Reynolds adds that addressing fossil fuel extraction is one thing, but there needs to be a holistic social change in order to ensure future communities aren’t abused.

“If we solve sustainability or energy sustainability without figuring out the unjust ways that these systems affect people, then we’re just going to end up with some other problem, some other issue, whether it’s food scarcity, these things just keep revolving,” Reynolds says.

“All these politicians [showed up] to Martin Luther King Day events… how do you think Martin Luther King would see the situation at Bella Romero?” Denslow asks. “Climate change and civil rights are different issues, but think about someone like him and what he stood for, which is what we’re supposed to be celebrating. I wonder what he would say about what’s happening there. I wonder what he would ask them to do.”

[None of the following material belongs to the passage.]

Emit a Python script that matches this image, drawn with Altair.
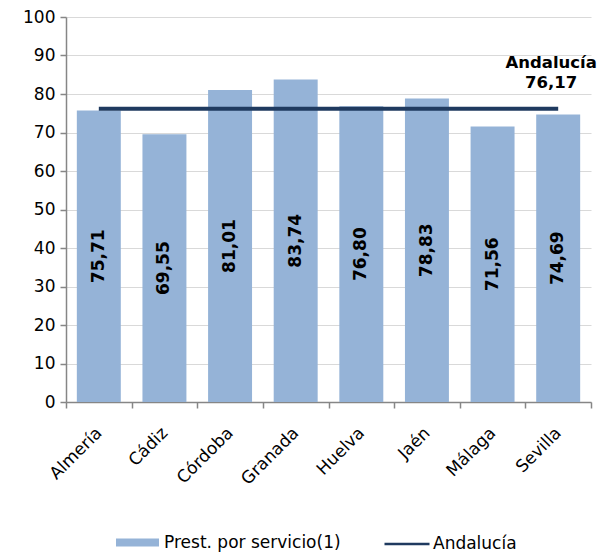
import altair as alt
import pandas as pd

provincias = ["Almería", "Cádiz", "Córdoba", "Granada", "Huelva", "Jaén", "Málaga", "Sevilla"]
prestaciones = [75.71, 69.55, 81.01, 83.74, 76.80, 78.83, 71.56, 74.69]
andalucia = 76.17
serie_bar = "Prest. por servicio(1)"
serie_line = "Andalucía"
y_ticks = [0, 10, 20, 30, 40, 50, 60, 70, 80, 90, 100]

df = pd.DataFrame({
    "prov": provincias,
    "val": prestaciones,
    "lab": [f"{v:.2f}".replace(".", ",") for v in prestaciones],
    "and": [andalucia] * len(provincias),
    "s1": [serie_bar] * len(provincias),
    "s2": [serie_line] * len(provincias),
})
df["mid"] = df["val"] / 2
df["andlab"] = [""] * (len(provincias) - 1) + [f"Andalucía\n{andalucia:.2f}".replace(".", ",")]

FONT = "DejaVu Sans"

x_axis = alt.Axis(labelAngle=-45, labelAlign="right", labelBaseline="middle",
                  tickBand="extent", grid=False, labelPadding=22, tickSize=6)
y_axis = alt.Axis(values=y_ticks, tickSize=6, labelPadding=5, labelOverlap=False)
y_scale = alt.Scale(domain=[0, 100])

x = alt.X("prov:N", sort=provincias, title=None,
          scale=alt.Scale(paddingInner=0, paddingOuter=0), axis=x_axis)

base = alt.Chart(df).encode(x=x)

bars = base.mark_bar(width=alt.RelativeBandSize(0.67)).encode(
    y=alt.Y("val:Q", title=None, scale=y_scale, axis=y_axis),
    fill=alt.Fill("s1:N", scale=alt.Scale(domain=[serie_bar], range=["#95B3D7"]),
                  legend=alt.Legend(title=None, orient="none", legendX=49, legendY=503,
                                    symbolType="M-1,-0.19H1V0.19H-1Z", symbolSize=1850,
                                    labelFontSize=17, labelOffset=4, labelLimit=400)),
)

labels = base.mark_text(angle=270, font=FONT, fontWeight="bold", fontSize=17,
                        color="black").encode(
    y=alt.Y("mid:Q", title=None, scale=y_scale, axis=y_axis), text="lab:N")

line = base.mark_line(strokeWidth=4).encode(
    y=alt.Y("and:Q", title=None, scale=y_scale, axis=y_axis),
    stroke=alt.Stroke("s2:N", scale=alt.Scale(domain=[serie_line], range=["#1F3A5F"]),
                      legend=alt.Legend(title=None, orient="none", legendX=317, legendY=503,
                                        symbolType="stroke", symbolStrokeWidth=2.5,
                                        symbolSize=2025, labelFontSize=17, labelOffset=2,
                                        labelLimit=400)),
)

andlab = base.mark_text(font=FONT, fontWeight="bold", fontSize=16.5, color="black",
                        baseline="alphabetic", dy=-41, dx=-7, lineBreak="\n",
                        lineHeight=20, align="center").encode(
    y=alt.Y("and:Q", title=None, scale=y_scale, axis=y_axis), text="andlab:N")

chart = alt.layer(bars, labels, line, andlab).resolve_legend(
    fill="independent", stroke="independent"
).properties(
    width=525, height=385,
    padding={"left": 58, "top": 9, "right": 6, "bottom": 152},
    autosize=alt.AutoSizeParams(type="none"),
).configure(
    font=FONT,
).configure_axis(
    labelFont=FONT, labelColor="black", domainColor="#868686", domainWidth=1.5,
    tickColor="#868686", tickWidth=1.5, gridColor="#D9D9D9", gridWidth=1,
).configure_axisY(
    labelFontSize=17,
).configure_axisX(
    labelFontSize=17,
).configure_legend(
    labelFont=FONT, labelColor="black",
).configure_view(stroke=None)

chart.save("out.html", embed_options={"renderer": "svg", "actions": False})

The protest gained national attention when Bernie Sanders tweeted his support for XR and Sunshine Movement (a youth climate-advocacy group) on Jan. 10. Wrote Sanders, who stumped for Polis in 2018: “Young people are showing the courage to lead the fight against a climate disaster when many of our leaders won’t lift a finger. They do not deserve to be arrested — they deserve to be applauded and heard.” 

Reynolds says the positive attention that comes with Sanders’ support outweighs any cynical concerns it’s a politically expedient time for the candidate to push progressive values.

“It matters for this to be a national conversation,” Reynolds says of the tweet. “It matters that people understand what’s happening in Colorado.”

“I think its mostly another step toward making people more aware,” Kelly adds. “To me personally it feels like some kind of a validation or a victory.”

Many of the 38 activists were charged with trespassing, disruption of a public assembly and/or obstructing a peace officer. Denslow says the group can’t divulge when the next act of civil disobedience may occur, but their focus will be on forcing change in Colorado and in Boulder County, where, as he knows well, efforts to frack are already underway.    

Correction: A previous version of this story indicated Denslow and Kelly were arrested during the protest; they were not.